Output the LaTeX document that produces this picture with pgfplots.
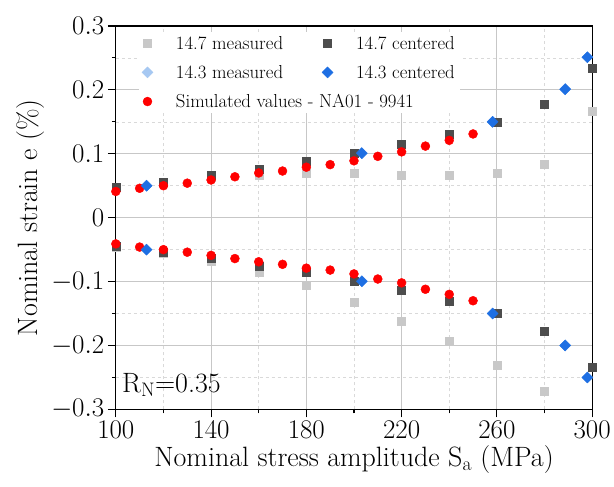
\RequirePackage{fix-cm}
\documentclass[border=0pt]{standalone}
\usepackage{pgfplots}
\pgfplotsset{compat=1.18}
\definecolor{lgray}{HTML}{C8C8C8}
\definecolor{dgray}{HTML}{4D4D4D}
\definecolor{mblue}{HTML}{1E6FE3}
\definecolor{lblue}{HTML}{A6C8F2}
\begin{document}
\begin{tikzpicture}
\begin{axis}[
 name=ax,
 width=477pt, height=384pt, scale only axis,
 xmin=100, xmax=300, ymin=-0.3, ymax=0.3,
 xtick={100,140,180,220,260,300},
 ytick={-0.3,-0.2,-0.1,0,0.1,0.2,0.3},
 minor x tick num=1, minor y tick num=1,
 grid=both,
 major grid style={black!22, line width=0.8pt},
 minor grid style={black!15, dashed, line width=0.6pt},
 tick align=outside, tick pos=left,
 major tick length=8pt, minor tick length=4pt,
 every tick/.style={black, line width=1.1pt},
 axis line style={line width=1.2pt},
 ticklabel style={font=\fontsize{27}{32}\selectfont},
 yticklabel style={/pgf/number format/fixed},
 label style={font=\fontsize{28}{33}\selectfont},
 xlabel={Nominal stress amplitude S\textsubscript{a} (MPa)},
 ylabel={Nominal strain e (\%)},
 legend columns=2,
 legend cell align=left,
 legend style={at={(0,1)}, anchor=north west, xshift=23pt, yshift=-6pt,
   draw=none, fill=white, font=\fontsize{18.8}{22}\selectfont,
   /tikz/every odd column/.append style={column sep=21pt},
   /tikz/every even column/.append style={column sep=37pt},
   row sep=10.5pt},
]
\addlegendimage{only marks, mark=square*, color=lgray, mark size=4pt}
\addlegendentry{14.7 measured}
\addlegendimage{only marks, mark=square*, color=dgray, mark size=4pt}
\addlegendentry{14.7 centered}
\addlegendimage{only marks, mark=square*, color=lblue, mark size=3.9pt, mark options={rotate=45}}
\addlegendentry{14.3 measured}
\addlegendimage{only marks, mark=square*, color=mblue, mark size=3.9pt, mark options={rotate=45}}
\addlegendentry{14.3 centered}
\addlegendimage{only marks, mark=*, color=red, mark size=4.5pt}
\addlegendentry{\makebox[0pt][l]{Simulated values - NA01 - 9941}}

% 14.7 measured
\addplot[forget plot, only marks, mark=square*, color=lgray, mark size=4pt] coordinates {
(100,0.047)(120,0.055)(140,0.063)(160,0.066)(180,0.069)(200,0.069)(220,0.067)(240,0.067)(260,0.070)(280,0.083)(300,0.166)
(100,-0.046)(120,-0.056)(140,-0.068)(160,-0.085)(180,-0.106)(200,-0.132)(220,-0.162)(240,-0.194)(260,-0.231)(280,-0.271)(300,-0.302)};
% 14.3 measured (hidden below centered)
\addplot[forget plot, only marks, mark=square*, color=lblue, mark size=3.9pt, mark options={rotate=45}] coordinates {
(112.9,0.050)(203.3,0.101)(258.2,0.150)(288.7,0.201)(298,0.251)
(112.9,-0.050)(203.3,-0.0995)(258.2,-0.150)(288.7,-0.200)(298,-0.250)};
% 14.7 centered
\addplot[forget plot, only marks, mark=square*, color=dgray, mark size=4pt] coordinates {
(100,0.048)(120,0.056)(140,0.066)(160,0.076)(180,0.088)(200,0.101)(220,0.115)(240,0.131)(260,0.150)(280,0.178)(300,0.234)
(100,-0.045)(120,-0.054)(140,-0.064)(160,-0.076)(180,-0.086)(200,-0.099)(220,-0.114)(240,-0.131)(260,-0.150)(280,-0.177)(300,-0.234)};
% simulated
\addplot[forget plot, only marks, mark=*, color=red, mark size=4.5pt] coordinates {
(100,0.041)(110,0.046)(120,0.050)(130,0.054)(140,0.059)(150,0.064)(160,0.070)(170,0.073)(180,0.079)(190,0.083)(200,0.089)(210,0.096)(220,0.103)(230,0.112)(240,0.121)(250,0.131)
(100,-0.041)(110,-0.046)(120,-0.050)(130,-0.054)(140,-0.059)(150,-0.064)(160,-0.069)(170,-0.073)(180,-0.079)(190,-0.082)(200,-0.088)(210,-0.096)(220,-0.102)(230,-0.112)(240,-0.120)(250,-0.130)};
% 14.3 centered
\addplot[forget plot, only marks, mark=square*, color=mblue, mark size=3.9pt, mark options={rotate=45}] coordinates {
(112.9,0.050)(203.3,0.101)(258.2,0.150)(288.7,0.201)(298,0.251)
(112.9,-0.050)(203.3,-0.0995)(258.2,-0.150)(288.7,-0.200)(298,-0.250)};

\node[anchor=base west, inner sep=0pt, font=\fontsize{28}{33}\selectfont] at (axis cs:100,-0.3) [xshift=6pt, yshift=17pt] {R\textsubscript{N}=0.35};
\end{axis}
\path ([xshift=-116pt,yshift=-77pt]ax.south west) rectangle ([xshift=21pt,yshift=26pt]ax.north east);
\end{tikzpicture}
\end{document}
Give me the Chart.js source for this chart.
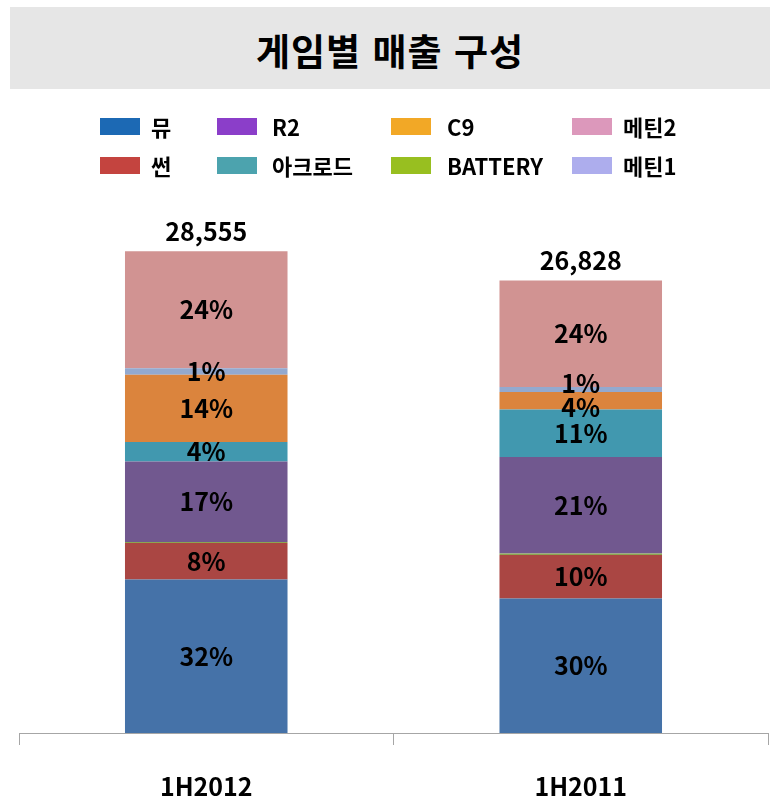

> DIRECTIVE
Repeat the material above word for word and skip every image in it.

> PROBLEM SOLUTION
Output the LaTeX document that produces this picture with pgfplots.
\RequirePackage{fix-cm}
\documentclass[border=0pt]{standalone}
\usepackage{pgfplots}
\pgfplotsset{compat=1.18}
\definecolor{lgray}{HTML}{C8C8C8}
\definecolor{dgray}{HTML}{4D4D4D}
\definecolor{mblue}{HTML}{1E6FE3}
\definecolor{lblue}{HTML}{A6C8F2}
\begin{document}
\begin{tikzpicture}
\begin{axis}[
 name=ax,
 width=477pt, height=384pt, scale only axis,
 xmin=100, xmax=300, ymin=-0.3, ymax=0.3,
 xtick={100,140,180,220,260,300},
 ytick={-0.3,-0.2,-0.1,0,0.1,0.2,0.3},
 minor x tick num=1, minor y tick num=1,
 grid=both,
 major grid style={black!22, line width=0.8pt},
 minor grid style={black!15, dashed, line width=0.6pt},
 tick align=outside, tick pos=left,
 major tick length=8pt, minor tick length=4pt,
 every tick/.style={black, line width=1.1pt},
 axis line style={line width=1.2pt},
 ticklabel style={font=\fontsize{27}{32}\selectfont},
 yticklabel style={/pgf/number format/fixed},
 label style={font=\fontsize{28}{33}\selectfont},
 xlabel={Nominal stress amplitude S\textsubscript{a} (MPa)},
 ylabel={Nominal strain e (\%)},
 legend columns=2,
 legend cell align=left,
 legend style={at={(0,1)}, anchor=north west, xshift=23pt, yshift=-6pt,
   draw=none, fill=white, font=\fontsize{18.8}{22}\selectfont,
   /tikz/every odd column/.append style={column sep=21pt},
   /tikz/every even column/.append style={column sep=37pt},
   row sep=10.5pt},
]
\addlegendimage{only marks, mark=square*, color=lgray, mark size=4pt}
\addlegendentry{14.7 measured}
\addlegendimage{only marks, mark=square*, color=dgray, mark size=4pt}
\addlegendentry{14.7 centered}
\addlegendimage{only marks, mark=square*, color=lblue, mark size=3.9pt, mark options={rotate=45}}
\addlegendentry{14.3 measured}
\addlegendimage{only marks, mark=square*, color=mblue, mark size=3.9pt, mark options={rotate=45}}
\addlegendentry{14.3 centered}
\addlegendimage{only marks, mark=*, color=red, mark size=4.5pt}
\addlegendentry{\makebox[0pt][l]{Simulated values - NA01 - 9941}}

% 14.7 measured
\addplot[forget plot, only marks, mark=square*, color=lgray, mark size=4pt] coordinates {
(100,0.047)(120,0.055)(140,0.063)(160,0.066)(180,0.069)(200,0.069)(220,0.067)(240,0.067)(260,0.070)(280,0.083)(300,0.166)
(100,-0.046)(120,-0.056)(140,-0.068)(160,-0.085)(180,-0.106)(200,-0.132)(220,-0.162)(240,-0.194)(260,-0.231)(280,-0.271)(300,-0.302)};
% 14.3 measured (hidden below centered)
\addplot[forget plot, only marks, mark=square*, color=lblue, mark size=3.9pt, mark options={rotate=45}] coordinates {
(112.9,0.050)(203.3,0.101)(258.2,0.150)(288.7,0.201)(298,0.251)
(112.9,-0.050)(203.3,-0.0995)(258.2,-0.150)(288.7,-0.200)(298,-0.250)};
% 14.7 centered
\addplot[forget plot, only marks, mark=square*, color=dgray, mark size=4pt] coordinates {
(100,0.048)(120,0.056)(140,0.066)(160,0.076)(180,0.088)(200,0.101)(220,0.115)(240,0.131)(260,0.150)(280,0.178)(300,0.234)
(100,-0.045)(120,-0.054)(140,-0.064)(160,-0.076)(180,-0.086)(200,-0.099)(220,-0.114)(240,-0.131)(260,-0.150)(280,-0.177)(300,-0.234)};
% simulated
\addplot[forget plot, only marks, mark=*, color=red, mark size=4.5pt] coordinates {
(100,0.041)(110,0.046)(120,0.050)(130,0.054)(140,0.059)(150,0.064)(160,0.070)(170,0.073)(180,0.079)(190,0.083)(200,0.089)(210,0.096)(220,0.103)(230,0.112)(240,0.121)(250,0.131)
(100,-0.041)(110,-0.046)(120,-0.050)(130,-0.054)(140,-0.059)(150,-0.064)(160,-0.069)(170,-0.073)(180,-0.079)(190,-0.082)(200,-0.088)(210,-0.096)(220,-0.102)(230,-0.112)(240,-0.120)(250,-0.130)};
% 14.3 centered
\addplot[forget plot, only marks, mark=square*, color=mblue, mark size=3.9pt, mark options={rotate=45}] coordinates {
(112.9,0.050)(203.3,0.101)(258.2,0.150)(288.7,0.201)(298,0.251)
(112.9,-0.050)(203.3,-0.0995)(258.2,-0.150)(288.7,-0.200)(298,-0.250)};

\node[anchor=base west, inner sep=0pt, font=\fontsize{28}{33}\selectfont] at (axis cs:100,-0.3) [xshift=6pt, yshift=17pt] {R\textsubscript{N}=0.35};
\end{axis}
\path ([xshift=-116pt,yshift=-77pt]ax.south west) rectangle ([xshift=21pt,yshift=26pt]ax.north east);
\end{tikzpicture}
\end{document}
Give me the Chart.js source for this chart.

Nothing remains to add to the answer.